Description
Born in Kensington, London, Leonard Moon attended Westminster School and Pembroke College, Cambridge, where he scored 7 first class hundreds while playing for Cambridge University from 1897 to 1900, where he obtained his Blue and both in 1899 and 1900, and for Middlesex from 1899 to 1909. In his two matches against Oxford University he made 154 runs in four innings, and in 1900 (when his scores were 58 and 60) scored 101 for the first wicket in the second innings with J. Stanning (60).
He toured South Africa in 1905-06, playing in four of the five Test matches, averaging 20.75 with the bat. He made starts, reaching 28 or more in five of his eight innings, but failed to carry on, with a highest score of only 36, and was not selected again. He was an occasional wicket-keeper, taking the gloves in one of his four Tests.
In a sixteen year career at first class level, he scored 4,166 runs in 96 first class matches, including seven hundreds. He also took 72 catches and made 13 stumpings. For Middlesex against Gloucestershire at Lord’s in 1903, Moon made 122 and ‘Plum’ Warner 149, as they put on an opening partnership of 248; against Sussex five years later they repeated the feat, with Moon scoring 116 this time to Warner’s 94 in a partnership of 212. His highest first class score was 162.

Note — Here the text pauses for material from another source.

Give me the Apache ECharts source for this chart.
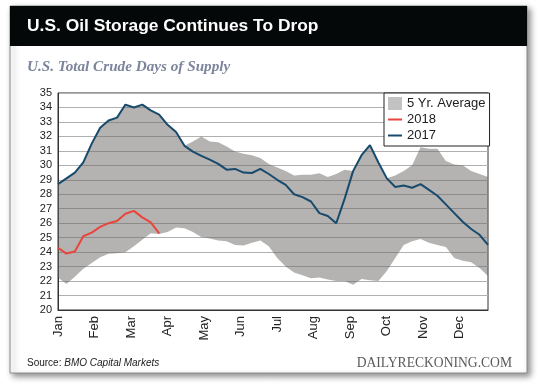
<!DOCTYPE html>
<html>
<head>
<meta charset="utf-8">
<script src="https://cdn.jsdelivr.net/npm/echarts@6/dist/echarts.min.js"></script>
<style>
html,body{margin:0;padding:0;background:#fff;}
#chart{width:540px;height:386px;}
</style>
</head>
<body>
<div id="chart"></div>
<script>
// ---- data (weekly, week index 0..51) ----
var months = ['Jan','Feb','Mar','Apr','May','Jun','Jul','Aug','Sep','Oct','Nov','Dec'];
var yTicks = [20,21,22,23,24,25,26,27,28,29,30,31,32,33,34,35];

var year2017 = [28.7, 29.1, 29.5, 30.2, 31.5, 32.6, 33.1, 33.3, 34.2, 34.0, 34.2, 33.8, 33.5,
  32.8, 32.3, 31.35, 30.95, 30.65, 30.4, 30.1, 29.7, 29.75, 29.5, 29.47, 29.75, 29.4,
  29.0, 28.65, 28.0, 27.8, 27.5, 26.7, 26.5, 26.0, 27.7, 29.6, 30.7, 31.4, 30.2,
  29.1, 28.5, 28.6, 28.45, 28.7, 28.3, 27.9, 27.3, 26.7, 26.1, 25.6, 25.2, 24.5];

var year2018 = [24.3, 23.9, 24.05, 25.1, 25.35, 25.75, 26.0, 26.15, 26.65, 26.85, 26.4, 26.05, 25.3];

var avgUpper = [28.7, 29.1, 29.5, 30.2, 31.5, 32.6, 33.1, 33.3, 34.2, 34.0, 34.2, 33.8, 33.5, 32.8, 32.3,
  31.35, 31.65, 32.0, 31.65, 31.6, 31.3, 30.95, 30.8, 30.7, 30.5,
  30.1, 29.85, 29.6, 29.3, 29.35, 29.35, 29.45, 29.2, 29.4, 29.7,
  29.6, 30.7, 31.4, 30.2, 29.1, 29.3, 29.6, 30.0, 31.25, 31.15,
  31.15, 30.3, 30.05, 30.0, 29.6, 29.4, 29.2];

var avgLower = [22.25, 21.8, 22.3, 22.85, 23.25, 23.65, 23.88, 23.93, 24.0, 24.4, 24.85, 25.3, 25.25,
  25.4, 25.7, 25.65, 25.4, 25.05, 24.95, 24.8, 24.75, 24.5, 24.45, 24.65, 24.8, 24.4,
  23.6, 23.0, 22.6, 22.4, 22.2, 22.25, 22.1, 22.0, 22.0, 21.75, 22.15, 22.05, 22.0,
  22.7, 23.6, 24.5, 24.75, 24.9, 24.65, 24.5, 24.35, 23.6, 23.4, 23.3, 22.9, 22.35];

// ---- build library structures ----
var weeks = year2017.map(function (v, i) { return 'W' + (i + 1); });
var WEEKS_PER_MONTH = 52 / 12;
var monthPos = months.map(function (m, i) { return i * WEEKS_PER_MONTH; });
var bandDiff = avgUpper.map(function (v, i) { return +(v - avgLower[i]).toFixed(3); });

var SANS = '"Liberation Sans", Arial, Helvetica, sans-serif';
var SERIF = '"Liberation Serif", "DejaVu Serif", serif';

var chart = echarts.init(document.getElementById('chart'), null, {renderer: 'canvas'});
chart.setOption({
  animation: false,
  backgroundColor: '#ffffff',
  textStyle: {fontFamily: SANS},
  graphic: [
    {type: 'rect', z: -10, shape: {x: 10, y: 6, width: 517, height: 367},
     style: {fill: '#ffffff', stroke: '#8c8c8c', lineWidth: 1,
             shadowBlur: 6, shadowOffsetX: 3, shadowOffsetY: 3, shadowColor: 'rgba(0,0,0,0.45)'}},
    {type: 'rect', z: -9, shape: {x: 10, y: 6, width: 517, height: 40}, style: {fill: '#050808'}},
    {type: 'text', z: -8, x: 27, y: 26,
     style: {text: 'U.S. Oil Storage Continues To Drop', fill: '#ffffff',
             font: 'bold 17.4px ' + SANS, verticalAlign: 'middle'}},
    {type: 'text', z: -8, x: 27, y: 67,
     style: {text: 'U.S. Total Crude Days of Supply', fill: '#7c859c',
             font: 'italic bold 15.2px ' + SERIF, verticalAlign: 'middle'}},
    {type: 'text', z: -8, x: 27, y: 363,
     style: {text: '{a|Source: }{b|BMO Capital Markets}', fill: '#222',
             font: '10px ' + SANS, verticalAlign: 'middle',
             rich: {a: {fontSize: 10, fontFamily: SANS, fill: '#222'},
                    b: {fontSize: 10, fontFamily: SANS, fontStyle: 'italic', fill: '#222'}}}},
    {type: 'text', z: -8, x: 512, y: 363,
     style: {text: 'DAILYRECKONING.COM', fill: '#5a5a5a', font: '13.6px ' + SERIF,
             align: 'right', verticalAlign: 'middle'}}
  ],
  grid: {left: 58, right: 52, top: 93, bottom: 76, show: true,
         borderColor: '#333', borderWidth: 1, backgroundColor: 'transparent'},
  legend: {
    orient: 'vertical', left: 384, top: 93,
    backgroundColor: '#ffffff', borderColor: '#222', borderWidth: 1,
    padding: [4, 4, 4, 4], itemGap: 3, itemWidth: 14, itemHeight: 13,
    textStyle: {fontSize: 13, color: '#222', fontFamily: SANS},
    data: [
      {name: '5 Yr. Average', icon: 'rect', itemStyle: {color: '#c2c2c2', borderWidth: 0}},
      {name: '2018', icon: 'path://M0,0H14V2H0Z', itemStyle: {color: '#e8453c'}},
      {name: '2017', icon: 'path://M0,0H14V2H0Z', itemStyle: {color: '#174a6c'}}
    ]
  },
  xAxis: [
    {type: 'category', data: weeks, boundaryGap: false,
     axisLine: {show: true, onZero: false, lineStyle: {color: '#333', width: 1}},
     axisTick: {show: false}, axisLabel: {show: false}, splitLine: {show: false}},
    {type: 'value', min: 0, max: weeks.length - 1, position: 'bottom',
     axisLine: {show: false}, axisTick: {show: false}, splitLine: {show: false},
     axisLabel: {
       customValues: monthPos, rotate: 90, margin: 6, fontSize: 13, color: '#222', fontFamily: SANS,
       showMinLabel: true, showMaxLabel: true,
       formatter: function (v) {
         var idx = Math.round(v / WEEKS_PER_MONTH);
         return months[idx] || '';
       }
     }}
  ],
  yAxis: {
    type: 'value', min: yTicks[0], max: yTicks[yTicks.length - 1], interval: 1,
    axisLine: {show: true, lineStyle: {color: '#333', width: 1}},
    axisTick: {show: false},
    splitLine: {show: true, lineStyle: {color: '#b0b0b0', width: 1}},
    axisLabel: {fontSize: 11, color: '#222', margin: 6, fontFamily: SANS}
  },
  series: [
    {name: 'avgLower', type: 'line', stack: 'band', data: avgLower, xAxisIndex: 0,
     showSymbol: false, symbol: 'none', lineStyle: {opacity: 0, width: 0}, silent: true},
    {name: '5 Yr. Average', type: 'line', stack: 'band', data: bandDiff, xAxisIndex: 0,
     showSymbol: false, symbol: 'none', lineStyle: {opacity: 0, width: 0},
     itemStyle: {color: '#c2c2c2'},
     areaStyle: {color: 'rgba(105,104,101,0.5)', opacity: 1}},
    {name: '2018', type: 'line', data: year2018, xAxisIndex: 0, showSymbol: false, symbol: 'none',
     itemStyle: {color: '#e8453c'}, lineStyle: {color: '#e8453c', width: 2}},
    {name: '2017', type: 'line', data: year2017, xAxisIndex: 0, showSymbol: false, symbol: 'none',
     itemStyle: {color: '#174a6c'}, lineStyle: {color: '#174a6c', width: 2}}
  ]
});
</script>
</body>
</html>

As a footballer he obtained his Blue for Cambridge University and played for The Corinthians as a forward for several seasons. He went on The Corinthians’ tours to Hungary and Scandinavia in 1904 and scored 8 goals in an 11-0 win in a match against Stockholm on the latter tour, scoring 5 in another match against the same opponents.
In the First World War he joined the 10th Battalion, Devonshire Regiment, attaining the rank of Second Lieutenant. Moon died of his wounds on 23rd November 1916 near Karasouli, Salonica, Greece aged 38.
Moon was the younger brother of Corinthians and England goalkeeper Billy Moon, who also played cricket for Middlesex.